The influence of nudges
To study the issue, Etienne Bressoud uses behavioural sciences (cognitive psychology, social psychology, neuroscience), which show that human beings are not as rational as we might think in their decisions and that they are greatly influenced by the physical and social context in which they find themselves.
For example, if you are with your colleagues in a room where there is a free coffee machine and a small sign tells you to put 20 cents in a piggy bank when you have a coffee, you will certainly put the 20 cents if your colleagues are present, but if you are alone, you will tend to “forget”. To check this, researchers used a visual nudge: they stuck a poster above the coffee machine showing a pair of wide-open eyes fixed on the potential coffee consumer. With the poster, the money donated was three times greater!
Richard Thaler and Catherine Steen are the two American co-authors of the nudge concept, which they published in 2008. Having become an advisor to David Cameron in England in 2010, Richard Thaler first used nudges in public policy to encourage the English to pay their taxes more quickly, by sending out a generalised letter stating that 9 out of 10 people paid their taxes as soon as they received their tax notice. To comply with this social norm, more English people paid their taxes quickly! In France, from 2013 onwards, nudges have also been used by the tax authorities to encourage more people to switch from paper to electronic declarations.
Nudges help people move from intention to action.
“Finally, the nudge allows us to help people move from intention to action,” says Étienne Bressoud. It’s not about getting them to adopt behaviours that they don’t want to do. Applied to consumption, nudge is not going to make a customer buy a product he or she doesn’t want. But nudge can guide certain purchasing behaviour.
Targeting consumers
For example, manufacturers have developed compressed deodorant bottles that have exactly the same content as traditional bottles but are more environmentally friendly (same amount of product transported with fewer trucks, less space on the shelves, etc.). “But no matter how much you explain to the consumer that they have the same content in a classic deodorant as in a compressed deodorant, they will have the impression that they are paying the same price for a less interesting product, » explains Etienne Bressoud. “Because in the supermarket aisle, the individual is in an almost automatic, non-reflective purchasing system. The nudge in this case will consist of modifying the physical environment of the consumer, by playing on the shelf layout: by placing the small deodorant on a wedge, it will be at the same height as the large one, so that the consumer will more easily buy the compressed deodorant.”
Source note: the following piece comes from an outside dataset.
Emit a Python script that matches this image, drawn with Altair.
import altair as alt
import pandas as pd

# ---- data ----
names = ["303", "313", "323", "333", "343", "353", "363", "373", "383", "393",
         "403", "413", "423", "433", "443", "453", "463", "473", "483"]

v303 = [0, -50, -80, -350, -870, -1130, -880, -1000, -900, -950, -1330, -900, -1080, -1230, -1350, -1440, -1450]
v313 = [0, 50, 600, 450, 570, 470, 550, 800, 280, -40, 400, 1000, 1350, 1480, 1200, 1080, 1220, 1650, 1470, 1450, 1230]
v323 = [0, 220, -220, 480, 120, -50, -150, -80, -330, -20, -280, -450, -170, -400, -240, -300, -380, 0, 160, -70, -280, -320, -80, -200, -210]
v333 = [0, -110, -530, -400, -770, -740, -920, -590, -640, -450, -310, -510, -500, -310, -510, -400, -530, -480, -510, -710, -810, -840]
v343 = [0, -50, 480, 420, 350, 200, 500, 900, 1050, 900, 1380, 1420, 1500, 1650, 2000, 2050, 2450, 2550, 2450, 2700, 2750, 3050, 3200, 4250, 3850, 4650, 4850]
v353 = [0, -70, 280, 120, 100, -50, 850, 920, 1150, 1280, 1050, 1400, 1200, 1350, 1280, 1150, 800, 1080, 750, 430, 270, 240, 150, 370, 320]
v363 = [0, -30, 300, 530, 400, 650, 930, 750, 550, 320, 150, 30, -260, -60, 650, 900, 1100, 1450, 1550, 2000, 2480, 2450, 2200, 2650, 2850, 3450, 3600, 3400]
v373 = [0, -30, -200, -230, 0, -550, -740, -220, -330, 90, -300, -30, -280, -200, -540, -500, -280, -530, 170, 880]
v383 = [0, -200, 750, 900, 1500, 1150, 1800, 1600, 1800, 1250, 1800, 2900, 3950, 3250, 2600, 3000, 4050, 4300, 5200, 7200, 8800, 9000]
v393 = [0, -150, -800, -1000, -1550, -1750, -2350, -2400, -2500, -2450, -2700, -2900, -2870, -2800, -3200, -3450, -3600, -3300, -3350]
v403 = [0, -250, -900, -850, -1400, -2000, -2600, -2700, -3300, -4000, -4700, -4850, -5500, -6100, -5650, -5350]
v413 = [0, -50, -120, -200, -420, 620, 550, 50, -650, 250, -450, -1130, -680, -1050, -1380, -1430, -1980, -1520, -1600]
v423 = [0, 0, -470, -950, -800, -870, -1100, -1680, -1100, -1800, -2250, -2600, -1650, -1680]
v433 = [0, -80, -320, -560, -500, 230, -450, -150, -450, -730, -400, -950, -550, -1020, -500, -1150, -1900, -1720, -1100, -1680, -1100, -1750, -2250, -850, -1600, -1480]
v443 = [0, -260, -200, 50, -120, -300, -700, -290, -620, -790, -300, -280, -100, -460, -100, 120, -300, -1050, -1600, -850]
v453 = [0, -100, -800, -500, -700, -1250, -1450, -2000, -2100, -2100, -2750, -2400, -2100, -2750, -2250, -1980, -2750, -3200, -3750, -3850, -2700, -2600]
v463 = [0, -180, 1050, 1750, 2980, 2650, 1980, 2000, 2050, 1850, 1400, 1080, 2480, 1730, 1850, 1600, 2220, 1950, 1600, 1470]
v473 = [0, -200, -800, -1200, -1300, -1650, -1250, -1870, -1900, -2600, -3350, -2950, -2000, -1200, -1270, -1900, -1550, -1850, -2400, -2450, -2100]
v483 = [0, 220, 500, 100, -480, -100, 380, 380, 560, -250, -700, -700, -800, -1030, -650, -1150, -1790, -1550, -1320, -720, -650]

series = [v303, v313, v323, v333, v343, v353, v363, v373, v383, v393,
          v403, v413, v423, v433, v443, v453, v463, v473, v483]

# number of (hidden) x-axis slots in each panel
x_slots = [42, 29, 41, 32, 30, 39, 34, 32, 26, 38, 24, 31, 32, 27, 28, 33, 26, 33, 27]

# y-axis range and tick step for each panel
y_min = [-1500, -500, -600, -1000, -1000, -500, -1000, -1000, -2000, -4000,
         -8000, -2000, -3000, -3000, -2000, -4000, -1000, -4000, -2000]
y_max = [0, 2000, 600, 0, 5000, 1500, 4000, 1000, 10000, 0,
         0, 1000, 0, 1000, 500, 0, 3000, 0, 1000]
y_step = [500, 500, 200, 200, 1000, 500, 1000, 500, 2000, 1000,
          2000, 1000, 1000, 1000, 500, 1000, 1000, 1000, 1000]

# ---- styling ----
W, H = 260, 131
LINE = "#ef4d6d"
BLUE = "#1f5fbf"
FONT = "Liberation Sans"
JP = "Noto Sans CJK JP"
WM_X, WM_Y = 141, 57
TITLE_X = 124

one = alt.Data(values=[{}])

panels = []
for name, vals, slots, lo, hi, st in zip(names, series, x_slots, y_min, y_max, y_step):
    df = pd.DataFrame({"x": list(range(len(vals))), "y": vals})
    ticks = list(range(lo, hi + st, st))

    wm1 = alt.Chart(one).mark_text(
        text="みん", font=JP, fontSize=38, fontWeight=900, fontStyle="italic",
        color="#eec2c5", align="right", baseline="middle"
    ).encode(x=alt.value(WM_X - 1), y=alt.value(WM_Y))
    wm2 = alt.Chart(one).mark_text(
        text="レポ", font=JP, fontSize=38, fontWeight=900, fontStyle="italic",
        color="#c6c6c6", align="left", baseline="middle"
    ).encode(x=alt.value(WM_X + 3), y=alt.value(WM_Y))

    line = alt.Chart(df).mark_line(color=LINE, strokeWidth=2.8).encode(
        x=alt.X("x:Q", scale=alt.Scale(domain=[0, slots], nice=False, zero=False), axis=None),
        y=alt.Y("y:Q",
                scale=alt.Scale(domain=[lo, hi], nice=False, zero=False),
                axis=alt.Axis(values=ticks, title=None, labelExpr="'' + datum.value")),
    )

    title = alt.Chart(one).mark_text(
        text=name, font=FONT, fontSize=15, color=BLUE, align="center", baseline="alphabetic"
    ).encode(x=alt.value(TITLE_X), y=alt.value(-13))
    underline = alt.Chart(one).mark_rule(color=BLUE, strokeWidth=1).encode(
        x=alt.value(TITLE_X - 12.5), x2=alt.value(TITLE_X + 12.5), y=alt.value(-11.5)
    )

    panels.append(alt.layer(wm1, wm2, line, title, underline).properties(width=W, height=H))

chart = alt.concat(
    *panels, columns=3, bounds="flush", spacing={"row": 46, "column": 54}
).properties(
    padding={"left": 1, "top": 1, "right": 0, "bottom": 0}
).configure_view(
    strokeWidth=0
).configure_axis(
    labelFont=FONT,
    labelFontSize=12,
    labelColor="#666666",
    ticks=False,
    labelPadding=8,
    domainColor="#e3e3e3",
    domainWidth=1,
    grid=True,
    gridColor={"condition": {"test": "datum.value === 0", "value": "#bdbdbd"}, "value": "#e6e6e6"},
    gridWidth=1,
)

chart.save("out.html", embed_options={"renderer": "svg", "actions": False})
Can the nudge be used to manipulate individuals? “If the company uses nudges for its own purposes at the expense of the consumer, this is called the dark nudge,” says Etienne Bressoud. For example, many companies use default choices (pre-ticked boxes, for example) in mailings sent online to their customers to force them into their databases and then force them to receive promotional offers, sometimes daily. This method of choice by default is so powerful that the legislator has seized upon it and prohibited its use to protect personal data. “But if I explain the reasons why I have set up a particular nudge and the person agrees with the motives (to encourage the purchase of more ecological products, for example), then we are very far from a purely commercial approach,” argues Étienne Bressoud.
Depending on the individual and the type of nudge, the effectiveness will be more or less important, but it is possible to obtain up to 20 to 30% of behavioural changes in a given population.